Pilot program in Boyle schools uses ‘inquiry’ to help students learn
Published 7:56 am Tuesday, October 3, 2017
A small group of Boyle County teachers are embarking into new educational territory for the school district by flipping the script and getting students to ask the questions.
“Most of the questions that are asked come from the teacher, and it may involve questions that students don’t really care about,” said Ryan New, a social studies teacher at Boyle County High School who is spearheading a pilot program of 11 teachers using “inquiry” techniques in their classrooms. “The question is how do we get students to be able to ask their own questions in class?”
The strategies of inquiry teaching, New explained recently to the Boyle County Board of Education, involve posing a big question and then getting students to go through tasks and analyze sources as they try to find an answer on their own.
“Inquiry teaching is a process, rather than content-oriented. It is conceptual instead of factual in emphasis. It is student-centered, not teacher centered. It is active, not passive,” New said. “Inquiry teaching does not treat content as an end in itself, but rather uses it to accomplish purposes of far-reaching significance.”
Those “purposes of far-reaching significance” include better preparing students for college and work — whatever they might be doing after school.
“Forever in education, we always talk about trying to make the learning relevant, trying to make it real-world,” said David Young, assistant superintendent. “A lot of times when you get that question right, it drives it, it gives everything context. And a lot of times, that context is real-world … that’s what we all do every day, so it’s a very real-world skill for kids to be able to learn and do it in class.”
New said inquiry methods of teaching have been around for about 100 years. But “the problem is its implementation — it takes a lot of persistence to do it.”
For one thing, teachers have to learn how to take themselves out of the spotlight.
“Part of my goal in the classroom is to limit the amount of time that I speak,” New said. “If a teacher speaks for five minutes, yet students are able to articulate quite well what it is they’ve learned and how it is that it applies to their life, based on the questions that they’ve asked and their classmates have asked, I think that puts them in a lot better spot of being successful, specifically when they go to college, but also as citizens and in other areas.”
Something else teachers have to get used to with inquiry is when students come up with better questions than the teachers did in the first place.
“It’s a process that makes me feel stupid every day, and I welcome that,” New said.
New said he’s seen students come up with better answers than he could in his social studies class, and other teachers participating in the pilot program — which includes all grade levels and many different content areas — have as well.
New said Crystin Moore, a fourth-grade teacher at Junction City Elementary, told him now that she’s using inquiry, her students “better understand why it is that we’re doing the things that we do and they’re actively seeking out real-world instances where these things can be applied.”

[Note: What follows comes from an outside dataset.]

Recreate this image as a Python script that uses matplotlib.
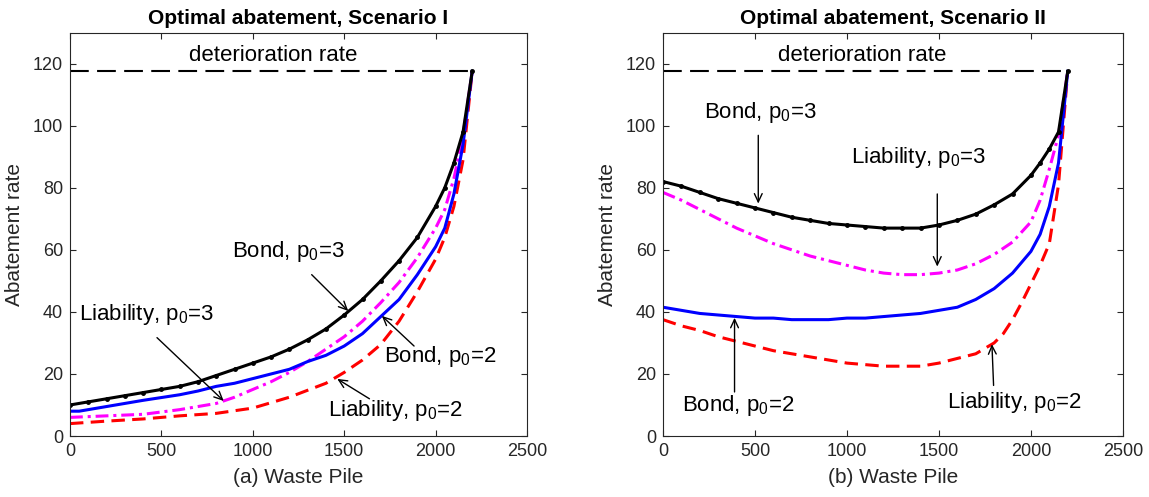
import numpy as np
import matplotlib
matplotlib.use('Agg')
import matplotlib.pyplot as plt

plt.rcParams['font.family'] = ['Liberation Sans', 'DejaVu Sans']
plt.rcParams['mathtext.fontset'] = 'custom'
plt.rcParams['mathtext.rm'] = 'Liberation Sans'

# deterioration rate level and end point of all curves
det_rate = 117.5
x_end = 2200

# Scenario I
s1_bond3_x = [0, 100, 200, 300, 400, 500, 600, 700, 800, 900, 1000, 1100, 1200, 1300, 1400,
              1500, 1600, 1700, 1800, 1900, 2000, 2050, 2100, 2150, 2200]
s1_bond3_y = [10, 11, 12, 13, 14, 15, 16, 17.5, 19.5, 21.5, 23.5, 25.5, 28, 31, 34.5,
              39, 44, 50, 56.5, 64, 74, 80, 88, 98, 117.5]
s1_bond2_x = [0, 50, 200, 400, 600, 700, 800, 900, 1000, 1100, 1200, 1300, 1400, 1500,
              1600, 1700, 1800, 1900, 2000, 2050, 2100, 2150, 2200]
s1_bond2_y = [8, 8, 9.5, 11.5, 13.3, 14.5, 16, 17, 18.5, 20, 21.5, 24, 26, 29,
              33, 38.5, 44, 52, 61, 67, 78, 94, 117.5]
s1_liab3_x = [0, 200, 400, 600, 800, 900, 1000, 1100, 1200, 1300, 1400, 1500, 1600, 1700,
              1800, 1900, 2000, 2050, 2100, 2150, 2200]
s1_liab3_y = [6, 6.5, 7, 8.5, 10.5, 12.5, 15, 17.5, 20.5, 24, 28, 32, 37, 43,
              49.5, 57.5, 67, 73, 83, 97, 117.5]
s1_liab2_x = [0, 200, 400, 600, 800, 1000, 1200, 1400, 1500, 1600, 1700, 1800, 1900, 2000,
              2050, 2100, 2150, 2200]
s1_liab2_y = [4, 4.8, 5.5, 6.5, 7.3, 9, 12.5, 17, 20.5, 24.5, 29.5, 37, 46.5, 57,
              64, 74, 89, 117.5]

# Scenario II
s2_bond3_x = [0, 100, 200, 300, 400, 500, 600, 700, 800, 900, 1000, 1100, 1200, 1300, 1400,
              1500, 1600, 1700, 1800, 1900, 2000, 2050, 2100, 2150, 2200]
s2_bond3_y = [82, 80.5, 78.5, 76.5, 75, 73.5, 72, 70.5, 69.5, 68.5, 68, 67.5, 67, 67, 67,
              68, 69.5, 71.5, 74.5, 78, 84, 88, 92.5, 98, 117.5]
s2_liab3_x = [0, 100, 200, 300, 400, 500, 600, 700, 800, 900, 1000, 1100, 1200, 1300, 1400,
              1500, 1600, 1700, 1800, 1900, 2000, 2050, 2100, 2150, 2200]
s2_liab3_y = [78.5, 76, 73, 70, 67, 64.5, 62, 60, 58, 56.5, 55, 53.5, 52.5, 52, 52,
              52.5, 53.5, 55.5, 58.5, 62.5, 69, 76, 86, 97, 117.5]
s2_bond2_x = [0, 100, 200, 300, 400, 500, 600, 700, 800, 900, 1000, 1100, 1200, 1300, 1400,
              1500, 1600, 1700, 1800, 1900, 1950, 2000, 2050, 2100, 2150, 2200]
s2_bond2_y = [41.5, 40.5, 39.5, 39, 38.5, 38, 38, 37.5, 37.5, 37.5, 38, 38, 38.5, 39, 39.5,
              40.5, 41.5, 44, 47.5, 52.5, 56, 59.5, 65, 74, 88, 117.5]
s2_liab2_x = [0, 100, 200, 300, 400, 500, 600, 700, 800, 900, 1000, 1100, 1200, 1300, 1400,
              1500, 1600, 1700, 1800, 1850, 1900, 1950, 2000, 2050, 2100, 2150, 2200]
s2_liab2_y = [37.5, 35.5, 34, 32, 30.5, 29, 27.5, 26.5, 25.5, 24.5, 23.5, 23, 22.5, 22.5, 22.5,
              23.5, 25, 26.5, 30, 33, 37.5, 43, 49, 55, 62, 81, 117.5]

# annotations: label, text (x, y), arrow tail, arrow head
ann1 = [
    (r'Bond, $\mathregular{p_0}$=3', (884, 59.4), (1322, 52), (1522, 40.3)),
    (r'Liability, $\mathregular{p_0}$=3', (51, 39.3), (476, 31.7), (841, 11.3)),
    (r'Bond, $\mathregular{p_0}$=2', (1716, 25.6), (1882, 29), (1706, 38.7)),
    (r'Liability, $\mathregular{p_0}$=2', (1414, 8.3), (1638, 12), (1462, 18.4)),
]
ann2 = [
    (r'Bond, $\mathregular{p_0}$=3', (224, 104.2), (518, 96.9), (518, 74.9)),
    (r'Liability, $\mathregular{p_0}$=3', (1020, 89.8), (1491, 78), (1491, 54.6)),
    (r'Bond, $\mathregular{p_0}$=2', (103, 9.9), (389, 14.2), (389, 38.1)),
    (r'Liability, $\mathregular{p_0}$=2', (1545, 10.9), (1797, 16.3), (1788, 29.6)),
]

gray = '#262626'
fig = plt.figure(figsize=(11.49, 4.97), dpi=100)
ax1 = fig.add_axes([0.0609, 0.1227, 0.3978, 0.8117])
ax2 = fig.add_axes([0.5770, 0.1227, 0.4003, 0.8117])


def draw(ax, bond3, bond2, liab3, liab2, anns, title, xlabel, det_x):
    ax.plot([0, x_end], [det_rate, det_rate], color='k', lw=1.5, dashes=(9, 4))
    ax.plot(liab2[0], liab2[1], color='#ff0000', lw=2.2, dashes=(4.4, 2.4))
    ax.plot(liab3[0], liab3[1], color='#ff00ff', lw=2.2, dashes=(4.2, 1.6, 1, 1.6))
    ax.plot(bond2[0], bond2[1], color='#0000ff', lw=2.2)
    ax.plot(bond3[0], bond3[1], color='k', lw=2.2, marker='.', ms=5)
    ax.text(det_x, 122.7, 'deterioration rate', fontsize=16, ha='center', va='center')
    for label, txy, tail, head in anns:
        ax.text(txy[0], txy[1], label, fontsize=16, ha='left', va='center')
        ax.annotate('', xy=head, xytext=tail,
                    arrowprops=dict(arrowstyle='->,head_length=0.6,head_width=0.28',
                                    color='k', lw=1.0, shrinkA=0, shrinkB=0))
    ax.set_xlim(0, 2500)
    ax.set_ylim(0, 130)
    ax.set_xticks(np.arange(0, 2501, 500))
    ax.set_yticks(np.arange(0, 121, 20))
    ax.tick_params(direction='in', top=True, right=True, labelsize=13,
                   colors=gray, length=4, width=0.8, pad=5)
    for s in ax.spines.values():
        s.set_color(gray)
        s.set_linewidth(0.8)
    ax.set_title(title, fontsize=15, fontweight='bold', pad=6)
    ax.set_xlabel(xlabel, fontsize=15, color=gray, labelpad=6)
    ax.set_ylabel('Abatement rate', fontsize=15, color=gray, labelpad=6)


draw(ax1, (s1_bond3_x, s1_bond3_y), (s1_bond2_x, s1_bond2_y),
     (s1_liab3_x, s1_liab3_y), (s1_liab2_x, s1_liab2_y), ann1,
     'Optimal abatement, Scenario I', '(a) Waste Pile', 1109)
draw(ax2, (s2_bond3_x, s2_bond3_y), (s2_bond2_x, s2_bond2_y),
     (s2_liab3_x, s2_liab3_y), (s2_liab2_x, s2_liab2_y), ann2,
     'Optimal abatement, Scenario II', '(b) Waste Pile', 1082)

fig.savefig('out.png', dpi=100)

“If fourth-grade students are doing that, that’s fantastic,” New said.
Moore used inquiry in her classroom Monday, as she taught her students about estimating and rounding. Students worked together to come up with strategies for estimating how many colorful chips were in a clear container; and how many hot dogs a world-champion hot-dog eater might be able to consume in 10 minutes.

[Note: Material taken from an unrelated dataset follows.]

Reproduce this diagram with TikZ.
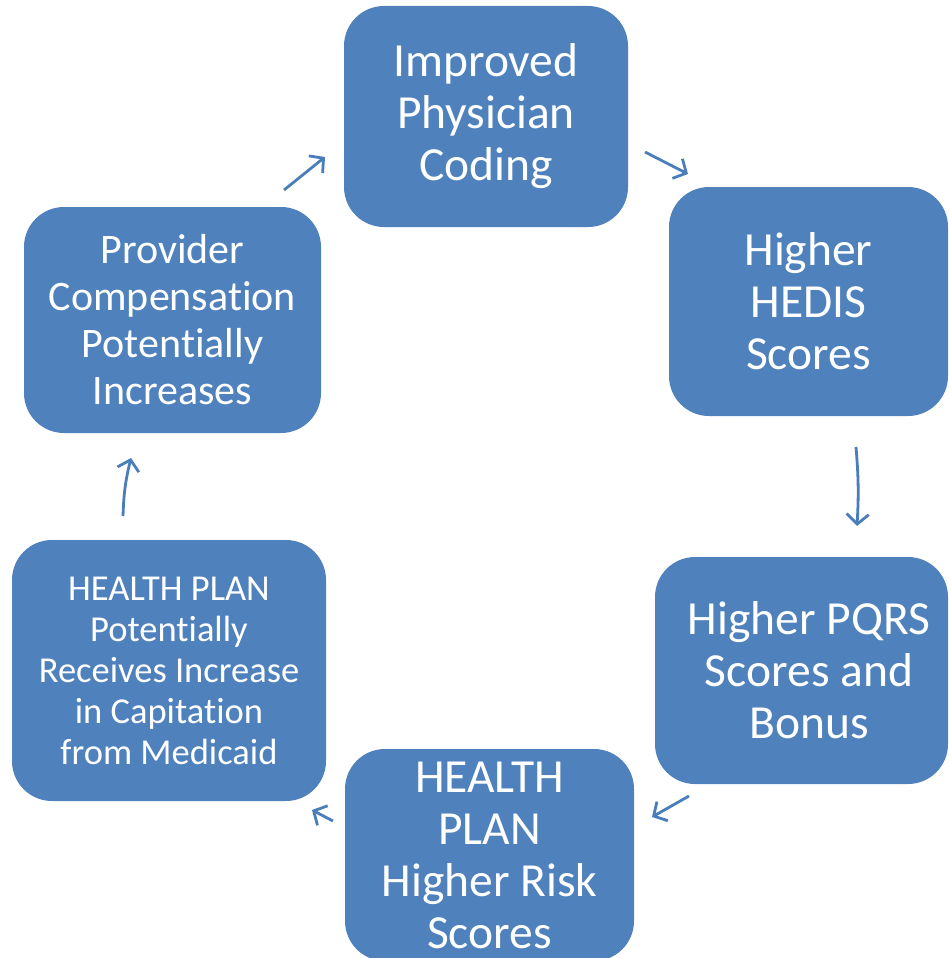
\documentclass[tikz,border=0pt]{standalone}
\usepackage{fontspec}
\setmainfont{Carlito}[Ligatures={NoCommon,NoRequired,NoContextual}]
\usetikzlibrary{arrows.meta}
\definecolor{boxblue}{HTML}{4F81BD}
\definecolor{arrowblue}{HTML}{4A7EBB}
\tikzset{
  cyclebox/.style={draw=none, fill=boxblue, rounded corners=40pt, text=white,
    align=center, inner sep=0pt},
  bigtext/.style={font=\fontsize{47.5}{52}\selectfont},
  midtext/.style={font=\fontsize{42}{47}\selectfont},
  smalltext/.style={font=\fontsize{36.5}{41}\selectfont},
  cyclearrow/.style={draw=arrowblue, line width=2.8pt,
    -{Straight Barb[length=10pt,width=22pt,line width=2.8pt]}}
}
\newcommand{\pqrsshiftfix}{\hspace*{15pt}}
\begin{document}
\begin{tikzpicture}[x=1pt,y=-1pt]
\clip (0,0) rectangle (949,958);
\fill[white] (0,0) rectangle (949,958);
% boxes
\node[cyclebox, bigtext, minimum width=284pt, minimum height=221pt] (coding) at (486,116.5)
  {Improved\\Physician\\Coding};
\node[cyclebox, bigtext, minimum width=279pt, minimum height=229pt] (hedis) at (808.5,301.5)
  {Higher\\HEDIS\\Scores};
\node[cyclebox, bigtext, minimum width=293pt, minimum height=227pt] (pqrs) at (801.5,670.5)
  {\pqrsshiftfix Higher PQRS\\\pqrsshiftfix Scores and\\\pqrsshiftfix Bonus};
\node[cyclebox, bigtext, minimum width=289pt, minimum height=212pt] (risk) at (489.5,855)
  {HEALTH\\PLAN\\Higher Risk\\Scores};
\node[cyclebox, smalltext, minimum width=314pt, minimum height=261pt] (capit) at (169,670.5)
  {HEALTH PLAN\\Potentially\\Receives Increase\\in Capitation\\from Medicaid};
\node[cyclebox, midtext, minimum width=297pt, minimum height=226pt] (prov) at (172.5,320)
  {Provider\\Compensation\\Potentially\\Increases};
% arrow end points
\coordinate (a1s) at (284,190); \coordinate (a1e) at (325,157);
\coordinate (a2s) at (645,152); \coordinate (a2e) at (688,174);
\coordinate (a3s) at (856,447); \coordinate (a3e) at (857,526);
\coordinate (a4s) at (689,796); \coordinate (a4e) at (652,817);
\coordinate (a5s) at (333,821); \coordinate (a5e) at (312,810);
\coordinate (a6s) at (123,516); \coordinate (a6e) at (131,458);
% arrows
\draw[cyclearrow] (a1s) -- (a1e);
\draw[cyclearrow] (a2s) -- (a2e);
\draw[cyclearrow] (a3s) to[bend left=4] (a3e);
\draw[cyclearrow] (a4s) -- (a4e);
\draw[cyclearrow] (a5s) -- (a5e);
\draw[cyclearrow] (a6s) to[bend left=6] (a6e);
\end{tikzpicture}
\end{document}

In New’s social studies class last week, students learned the theory behind separation of governmental powers between state and federal levels, and debated which powers were more appropriate to give to which level of government.
New said Moore spent 10 hours at one point trying to come up with a good question to ask students about patterns; in the classroom, students figured out the best question in a matter of seconds.
“Students are able to do this 10 times better than what we are, because it actually has some meaning to them,” New said. “It’s not us trying to sort of guess what they want; it’s actually involving them in the process.”
Superintendent Mike LaFavers said inquiry is the newest step forward on Boyle County’s “blueprint” for making sure students are absorbing what they’re being taught. Boyle added co-teachers around 2009; then project-based learning to help address critical thinking skills in 2014; and now the inquiry pilot program this year.
“It’s not like we’re stopping and doing something different,” LaFavers said. “This is simply an evolution of who we are.”
LaFavers noted one concern that has been voiced is “if you dive into inquiry, if you dive into project-based learning, you can’t get test scores — kids won’t perform well on the ACT.”
LaFavers said Boyle is proving that’s not the case — New, who used inquiry methods in his classroom prior to the pilot program this year, had a 95-percent pass rate on AP exams last year.
Young said New is checking up with the other teachers in the pilot program regularly, and all 11 teachers are meeting together monthly to learn from each other as they go.
New said inquiry boils down to students “taking ownership” of their learning.
“Just as I’m going to try to make my own children independent without me, so is it my job to make my students independent without me.”